Em decorrência do abandono afetivo, constatado por meio de laudo pericial, a menina sofreu graves repercussões psicológicas e experimentou sintomas ocasionais de ordem somática, como tonturas, enjoos e crises de ansiedade. No referido julgamento, o colegiado da 3ª Turma do STJ adotou o entendimento de que não existem limitações legais para a aplicação das normas de responsabilidade civil no contexto das relações familiares.

Contudo, apesar da construção jurisprudencial e doutrinária em avanço, a falta de regulamentação legal e específica sobre o tema gera insegurança jurídica, na medida em que o reconhecimento da responsabilidade civil depende do entendimento do juízo ou tribunal competente para o julgamento de cada caso.

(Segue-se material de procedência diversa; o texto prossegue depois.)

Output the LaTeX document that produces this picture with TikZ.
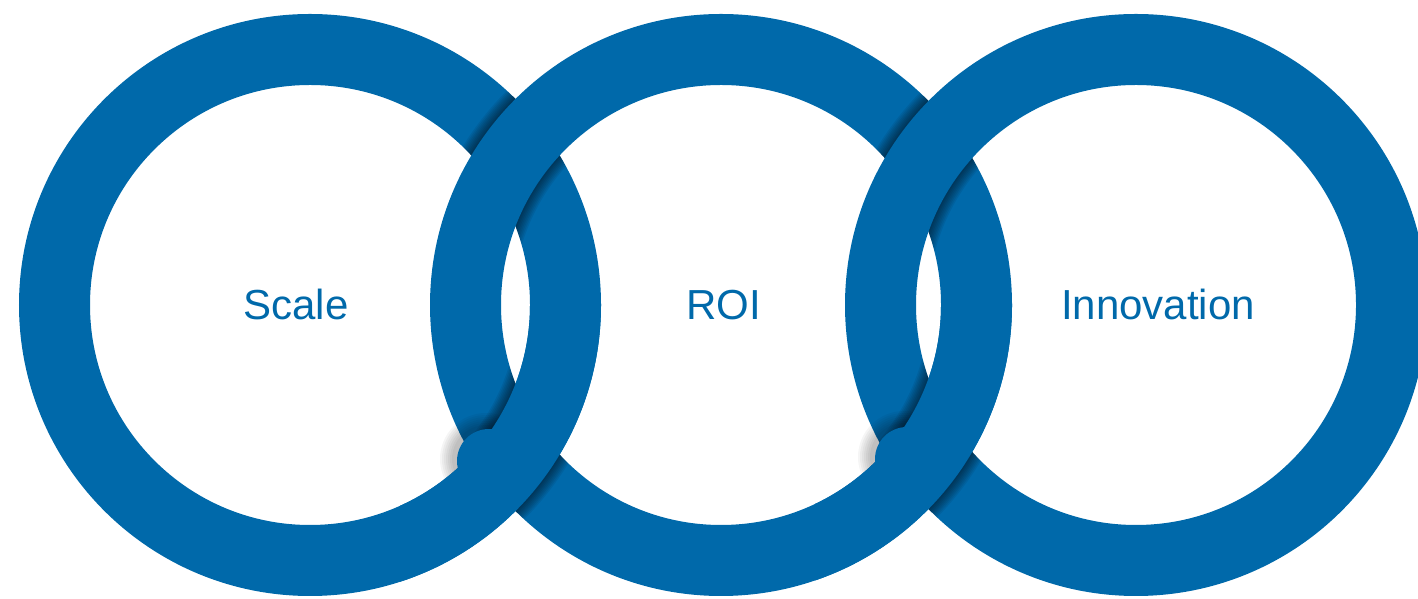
\documentclass[tikz,border=0pt]{standalone}
\usepackage{fontspec}
\setmainfont{Liberation Sans}
\definecolor{ringblue}{RGB}{0,105,170}
\tikzset{
  ring/.style={draw=ringblue, line width=71pt},
  edgeshade/.style={draw=black, opacity=0.07},
  bumpshade/.style={fill=black, opacity=0.04},
  ringtext/.style={text=ringblue, font=\fontsize{42}{50}\selectfont, anchor=base, inner sep=0pt},
}
\newcommand\myedgeshadow[2]{\foreach \w in {3,6,...,24}{\draw[edgeshade, line width=\w pt] (#1) circle[radius=#2];}}
\newcommand\mybumpshadow[1]{\foreach \r in {34,36,...,46}{\fill[bumpshade] ([shift={(-3,2)}]#1) circle[radius=\r];}}
\begin{document}
\begin{tikzpicture}[x=1pt,y=1pt]
\useasboundingbox (0,0) rectangle (1418,599);
\clip (0,0) rectangle (1418,599);
\coordinate (A) at (310,294);
\coordinate (B) at (721,294);
\coordinate (C) at (1136,294);
\coordinate (P) at (489,138);
\coordinate (Q) at (907,140);
% ring 1
\draw[ring] (A) circle[radius=255.5];
\begin{scope}[even odd rule]
  \clip (A) circle[radius=291] (A) circle[radius=220];
  \clip (400,294) rectangle (650,599);
  \myedgeshadow{B}{291}
  \myedgeshadow{B}{220}
\end{scope}
% ring 2
\draw[ring] (B) circle[radius=255.5];
\begin{scope}[even odd rule]
  \clip (B) circle[radius=291] (B) circle[radius=220];
  \clip (400,0) rectangle (650,294);
  \myedgeshadow{A}{291}
  \myedgeshadow{A}{220}
\end{scope}
\mybumpshadow{P}
\begin{scope}
  \clip (400,0) rectangle (650,294);
  \draw[ring] (A) circle[radius=255.5];
\end{scope}
\fill[ringblue] (P) circle[radius=32];
% shadows on ring 2 at top crossing with ring 3
\begin{scope}[even odd rule]
  \clip (B) circle[radius=291] (B) circle[radius=220];
  \clip (815,294) rectangle (1065,599);
  \myedgeshadow{C}{291}
  \myedgeshadow{C}{220}
\end{scope}
% ring 3
\draw[ring] (C) circle[radius=255.5];
\begin{scope}[even odd rule]
  \clip (C) circle[radius=291] (C) circle[radius=220];
  \clip (815,0) rectangle (1065,294);
  \myedgeshadow{B}{291}
  \myedgeshadow{B}{220}
\end{scope}
\mybumpshadow{Q}
\begin{scope}
  \clip (815,0) rectangle (1065,294);
  \draw[ring] (B) circle[radius=255.5];
\end{scope}
\fill[ringblue] (Q) circle[radius=32];
% labels
\node[ringtext] (scale) at (296,279) {Scale};
\node[ringtext] (roi) at (724,279) {ROI};
\node[ringtext] (innov) at (1158,279) {Innovation};
\end{tikzpicture}
\end{document}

O Projeto de Lei nº 3.012/23 visa alterar o ECA (Lei 8.069/90) no sentido de estabelecer medidas preventivas entre as atribuições do Conselho Tutelar, como a notificação do pai ou da mãe ausente, para fins de aconselhamento e aplicação das demais posturas de prevenção.

As alterações propostas também se direcionam ao Código Civil (Lei 10.046/2002), a fim de estabelecer sanções ao genitor que pratica o abandono, incluindo, por exemplo, a aplicação de multa, a alteração das obrigações fixadas, a alteração da guarda e a caracterização expressa da conduta de abandono afetivo como ato ilícito, e, portanto, passível de responsabilização.

A expectativa é de que o projeto seja aprovado e traga consigo mais garantias às crianças e adolescentes, coibindo a prática reiterada de abandono afetivo, implementando uma política de prevenção e assistência, para que o desenvolvimento de todos ocorra da forma mais ampla possível.

Conforme Venosa (2021), ao reconhecer a responsabilidade civil por abandono afetivo, tem-se como objetivo garantir proteção jurídica aos direitos da personalidade, com ênfase no direito ao afeto, à dignidade e à integridade emocional das pessoas que estão envolvidas em relações familiares.

Sendo assim, dada a relevância dos direitos tutelados, a iniciativa legislativa em questão (PL 3.012/23) deve ser objeto de grande atenção e cuidado, sobretudo porque visa combater o problema em três frentes, ao positivar a possibilidade de responsabilização daqueles que praticam o abandono, de compensação das vítimas e de medidas extrajudiciais de prevenção.